Short problem:
Starting at the first line of the listing below, retype each line up to and including the one that contains "const INK = '#333333';". Leave pictures out.

Dataset section:
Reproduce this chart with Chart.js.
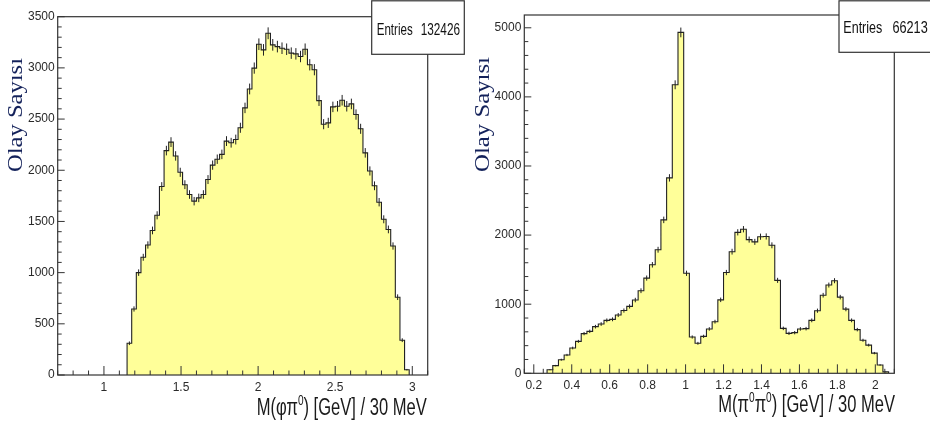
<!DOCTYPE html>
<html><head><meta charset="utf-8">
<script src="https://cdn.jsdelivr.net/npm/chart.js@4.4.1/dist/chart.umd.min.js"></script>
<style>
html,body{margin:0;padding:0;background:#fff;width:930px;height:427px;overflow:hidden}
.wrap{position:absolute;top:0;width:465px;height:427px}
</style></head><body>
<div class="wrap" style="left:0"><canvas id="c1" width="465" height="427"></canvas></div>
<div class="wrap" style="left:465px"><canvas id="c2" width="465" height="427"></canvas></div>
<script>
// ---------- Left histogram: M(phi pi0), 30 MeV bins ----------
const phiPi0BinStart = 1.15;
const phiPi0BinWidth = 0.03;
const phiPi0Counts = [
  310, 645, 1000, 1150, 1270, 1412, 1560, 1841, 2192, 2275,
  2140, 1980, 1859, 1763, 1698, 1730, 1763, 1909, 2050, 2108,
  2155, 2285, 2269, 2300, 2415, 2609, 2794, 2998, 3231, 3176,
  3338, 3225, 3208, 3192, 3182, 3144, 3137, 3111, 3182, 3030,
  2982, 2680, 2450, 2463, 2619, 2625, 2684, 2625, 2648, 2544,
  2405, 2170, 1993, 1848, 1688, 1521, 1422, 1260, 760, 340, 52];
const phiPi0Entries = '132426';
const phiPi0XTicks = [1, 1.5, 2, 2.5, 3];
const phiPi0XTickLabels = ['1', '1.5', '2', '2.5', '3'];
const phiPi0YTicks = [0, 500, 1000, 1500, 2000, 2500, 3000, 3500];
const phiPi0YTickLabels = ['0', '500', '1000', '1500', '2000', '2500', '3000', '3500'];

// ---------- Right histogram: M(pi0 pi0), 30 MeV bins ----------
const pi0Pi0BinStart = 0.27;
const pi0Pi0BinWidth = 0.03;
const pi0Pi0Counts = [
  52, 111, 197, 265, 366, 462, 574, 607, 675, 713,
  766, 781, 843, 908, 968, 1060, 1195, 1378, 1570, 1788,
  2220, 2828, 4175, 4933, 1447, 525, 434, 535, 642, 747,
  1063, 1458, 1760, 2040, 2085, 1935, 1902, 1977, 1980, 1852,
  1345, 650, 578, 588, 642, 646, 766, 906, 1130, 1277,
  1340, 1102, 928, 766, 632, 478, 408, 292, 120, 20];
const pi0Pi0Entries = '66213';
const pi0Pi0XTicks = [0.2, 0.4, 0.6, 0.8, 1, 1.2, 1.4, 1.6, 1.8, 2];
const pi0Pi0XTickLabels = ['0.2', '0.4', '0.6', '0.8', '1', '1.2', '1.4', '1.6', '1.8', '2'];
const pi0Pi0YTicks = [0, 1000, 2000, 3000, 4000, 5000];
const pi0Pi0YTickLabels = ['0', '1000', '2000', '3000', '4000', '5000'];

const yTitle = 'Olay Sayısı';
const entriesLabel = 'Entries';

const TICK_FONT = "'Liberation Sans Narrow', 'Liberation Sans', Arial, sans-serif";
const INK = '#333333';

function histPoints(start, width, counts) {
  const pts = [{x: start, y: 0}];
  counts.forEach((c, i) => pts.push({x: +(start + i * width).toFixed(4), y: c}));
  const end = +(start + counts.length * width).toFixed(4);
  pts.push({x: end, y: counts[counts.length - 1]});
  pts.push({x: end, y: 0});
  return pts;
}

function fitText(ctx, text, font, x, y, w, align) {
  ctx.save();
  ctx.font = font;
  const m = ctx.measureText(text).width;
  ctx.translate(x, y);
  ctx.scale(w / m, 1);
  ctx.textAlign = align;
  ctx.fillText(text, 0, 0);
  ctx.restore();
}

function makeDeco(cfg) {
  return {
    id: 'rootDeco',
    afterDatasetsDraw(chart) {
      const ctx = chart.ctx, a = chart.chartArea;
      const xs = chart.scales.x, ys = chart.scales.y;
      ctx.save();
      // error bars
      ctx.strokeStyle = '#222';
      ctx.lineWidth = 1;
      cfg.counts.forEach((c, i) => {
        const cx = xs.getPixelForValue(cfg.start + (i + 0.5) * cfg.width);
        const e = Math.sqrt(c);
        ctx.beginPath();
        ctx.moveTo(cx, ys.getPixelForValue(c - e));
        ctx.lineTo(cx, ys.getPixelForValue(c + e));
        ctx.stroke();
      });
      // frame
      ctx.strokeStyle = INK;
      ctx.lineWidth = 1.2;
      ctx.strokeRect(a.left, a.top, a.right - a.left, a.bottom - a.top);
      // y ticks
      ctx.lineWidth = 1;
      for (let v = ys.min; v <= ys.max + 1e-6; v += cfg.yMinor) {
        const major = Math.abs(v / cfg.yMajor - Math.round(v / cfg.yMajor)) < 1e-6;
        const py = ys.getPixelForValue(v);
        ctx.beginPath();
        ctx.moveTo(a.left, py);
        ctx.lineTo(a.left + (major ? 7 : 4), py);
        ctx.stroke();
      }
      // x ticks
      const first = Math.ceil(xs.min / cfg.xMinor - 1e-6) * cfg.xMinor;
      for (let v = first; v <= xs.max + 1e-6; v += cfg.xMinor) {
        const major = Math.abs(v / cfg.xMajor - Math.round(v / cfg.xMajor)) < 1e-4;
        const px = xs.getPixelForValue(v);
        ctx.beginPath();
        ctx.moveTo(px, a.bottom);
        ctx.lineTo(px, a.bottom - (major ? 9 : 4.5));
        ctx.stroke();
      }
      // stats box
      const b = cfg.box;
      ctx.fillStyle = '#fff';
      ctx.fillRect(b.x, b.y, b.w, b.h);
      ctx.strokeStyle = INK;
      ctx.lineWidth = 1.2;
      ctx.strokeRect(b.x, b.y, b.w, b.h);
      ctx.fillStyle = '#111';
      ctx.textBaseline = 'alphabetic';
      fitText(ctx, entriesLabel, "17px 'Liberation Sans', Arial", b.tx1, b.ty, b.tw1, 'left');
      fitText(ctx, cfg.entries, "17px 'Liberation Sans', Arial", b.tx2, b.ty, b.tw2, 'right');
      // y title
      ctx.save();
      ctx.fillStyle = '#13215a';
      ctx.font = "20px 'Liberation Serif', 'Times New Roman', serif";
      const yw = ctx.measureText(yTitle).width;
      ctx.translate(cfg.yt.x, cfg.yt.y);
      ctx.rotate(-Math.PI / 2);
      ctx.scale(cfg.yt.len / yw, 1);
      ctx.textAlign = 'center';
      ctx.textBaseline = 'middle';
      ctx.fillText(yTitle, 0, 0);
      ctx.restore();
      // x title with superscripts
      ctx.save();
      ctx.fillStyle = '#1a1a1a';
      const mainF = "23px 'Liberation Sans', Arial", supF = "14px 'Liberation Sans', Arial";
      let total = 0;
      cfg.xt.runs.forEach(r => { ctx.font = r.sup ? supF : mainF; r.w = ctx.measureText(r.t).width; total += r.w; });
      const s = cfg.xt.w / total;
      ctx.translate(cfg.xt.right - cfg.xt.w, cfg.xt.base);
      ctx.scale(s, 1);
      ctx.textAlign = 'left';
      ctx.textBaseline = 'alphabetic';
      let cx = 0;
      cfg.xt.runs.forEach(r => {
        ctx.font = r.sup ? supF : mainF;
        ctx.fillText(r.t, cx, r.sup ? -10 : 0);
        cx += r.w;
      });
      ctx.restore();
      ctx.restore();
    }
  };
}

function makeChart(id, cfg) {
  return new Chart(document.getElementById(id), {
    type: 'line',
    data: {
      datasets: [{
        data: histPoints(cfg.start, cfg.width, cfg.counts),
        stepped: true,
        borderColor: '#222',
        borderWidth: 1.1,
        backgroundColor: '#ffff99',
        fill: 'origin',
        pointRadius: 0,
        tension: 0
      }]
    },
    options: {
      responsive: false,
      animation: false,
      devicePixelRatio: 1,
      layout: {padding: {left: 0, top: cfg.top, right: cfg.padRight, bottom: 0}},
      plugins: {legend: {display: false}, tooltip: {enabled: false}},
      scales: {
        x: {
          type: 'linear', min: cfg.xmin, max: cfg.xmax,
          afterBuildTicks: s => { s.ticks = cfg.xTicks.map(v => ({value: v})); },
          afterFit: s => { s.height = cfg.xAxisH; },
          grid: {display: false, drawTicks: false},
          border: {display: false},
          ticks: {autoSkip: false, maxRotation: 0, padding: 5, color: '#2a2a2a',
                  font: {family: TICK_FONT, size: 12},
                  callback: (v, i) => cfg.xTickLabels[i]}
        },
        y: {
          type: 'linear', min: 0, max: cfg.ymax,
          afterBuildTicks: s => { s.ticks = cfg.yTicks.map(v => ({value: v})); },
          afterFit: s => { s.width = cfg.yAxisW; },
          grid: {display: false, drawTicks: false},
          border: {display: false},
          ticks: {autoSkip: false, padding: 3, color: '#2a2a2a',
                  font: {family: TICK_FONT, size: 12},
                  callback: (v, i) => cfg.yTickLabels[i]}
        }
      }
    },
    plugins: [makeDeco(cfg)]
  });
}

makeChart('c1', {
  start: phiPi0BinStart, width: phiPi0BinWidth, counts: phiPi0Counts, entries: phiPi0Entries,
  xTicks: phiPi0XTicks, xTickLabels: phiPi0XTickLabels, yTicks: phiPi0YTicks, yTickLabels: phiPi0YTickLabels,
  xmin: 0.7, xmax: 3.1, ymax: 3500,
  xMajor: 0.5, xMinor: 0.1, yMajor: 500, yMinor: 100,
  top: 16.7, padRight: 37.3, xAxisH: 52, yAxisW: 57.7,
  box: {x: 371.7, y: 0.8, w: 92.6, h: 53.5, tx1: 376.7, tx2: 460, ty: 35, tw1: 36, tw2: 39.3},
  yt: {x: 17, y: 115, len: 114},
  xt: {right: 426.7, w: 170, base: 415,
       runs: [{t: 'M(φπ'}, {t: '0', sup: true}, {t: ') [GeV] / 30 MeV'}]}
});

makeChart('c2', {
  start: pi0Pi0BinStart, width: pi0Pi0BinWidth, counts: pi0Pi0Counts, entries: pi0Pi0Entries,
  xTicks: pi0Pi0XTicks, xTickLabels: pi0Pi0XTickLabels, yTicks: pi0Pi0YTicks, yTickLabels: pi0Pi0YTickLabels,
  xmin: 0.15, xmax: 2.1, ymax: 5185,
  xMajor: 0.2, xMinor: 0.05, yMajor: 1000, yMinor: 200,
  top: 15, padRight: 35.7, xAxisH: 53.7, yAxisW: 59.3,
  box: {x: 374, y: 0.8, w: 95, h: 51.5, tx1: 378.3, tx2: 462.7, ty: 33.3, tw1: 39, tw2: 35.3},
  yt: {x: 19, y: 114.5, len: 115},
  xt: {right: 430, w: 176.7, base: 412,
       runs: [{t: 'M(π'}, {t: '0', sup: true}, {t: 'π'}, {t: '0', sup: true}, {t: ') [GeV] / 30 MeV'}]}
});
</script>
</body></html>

Reply to the exercise:
Reproduce this chart with Chart.js.
<!DOCTYPE html>
<html><head><meta charset="utf-8">
<script src="https://cdn.jsdelivr.net/npm/chart.js@4.4.1/dist/chart.umd.min.js"></script>
<style>
html,body{margin:0;padding:0;background:#fff;width:930px;height:427px;overflow:hidden}
.wrap{position:absolute;top:0;width:465px;height:427px}
</style></head><body>
<div class="wrap" style="left:0"><canvas id="c1" width="465" height="427"></canvas></div>
<div class="wrap" style="left:465px"><canvas id="c2" width="465" height="427"></canvas></div>
<script>
// ---------- Left histogram: M(phi pi0), 30 MeV bins ----------
const phiPi0BinStart = 1.15;
const phiPi0BinWidth = 0.03;
const phiPi0Counts = [
  310, 645, 1000, 1150, 1270, 1412, 1560, 1841, 2192, 2275,
  2140, 1980, 1859, 1763, 1698, 1730, 1763, 1909, 2050, 2108,
  2155, 2285, 2269, 2300, 2415, 2609, 2794, 2998, 3231, 3176,
  3338, 3225, 3208, 3192, 3182, 3144, 3137, 3111, 3182, 3030,
  2982, 2680, 2450, 2463, 2619, 2625, 2684, 2625, 2648, 2544,
  2405, 2170, 1993, 1848, 1688, 1521, 1422, 1260, 760, 340, 52];
const phiPi0Entries = '132426';
const phiPi0XTicks = [1, 1.5, 2, 2.5, 3];
const phiPi0XTickLabels = ['1', '1.5', '2', '2.5', '3'];
const phiPi0YTicks = [0, 500, 1000, 1500, 2000, 2500, 3000, 3500];
const phiPi0YTickLabels = ['0', '500', '1000', '1500', '2000', '2500', '3000', '3500'];

// ---------- Right histogram: M(pi0 pi0), 30 MeV bins ----------
const pi0Pi0BinStart = 0.27;
const pi0Pi0BinWidth = 0.03;
const pi0Pi0Counts = [
  52, 111, 197, 265, 366, 462, 574, 607, 675, 713,
  766, 781, 843, 908, 968, 1060, 1195, 1378, 1570, 1788,
  2220, 2828, 4175, 4933, 1447, 525, 434, 535, 642, 747,
  1063, 1458, 1760, 2040, 2085, 1935, 1902, 1977, 1980, 1852,
  1345, 650, 578, 588, 642, 646, 766, 906, 1130, 1277,
  1340, 1102, 928, 766, 632, 478, 408, 292, 120, 20];
const pi0Pi0Entries = '66213';
const pi0Pi0XTicks = [0.2, 0.4, 0.6, 0.8, 1, 1.2, 1.4, 1.6, 1.8, 2];
const pi0Pi0XTickLabels = ['0.2', '0.4', '0.6', '0.8', '1', '1.2', '1.4', '1.6', '1.8', '2'];
const pi0Pi0YTicks = [0, 1000, 2000, 3000, 4000, 5000];
const pi0Pi0YTickLabels = ['0', '1000', '2000', '3000', '4000', '5000'];

const yTitle = 'Olay Sayısı';
const entriesLabel = 'Entries';

const TICK_FONT = "'Liberation Sans Narrow', 'Liberation Sans', Arial, sans-serif";
const INK = '#333333';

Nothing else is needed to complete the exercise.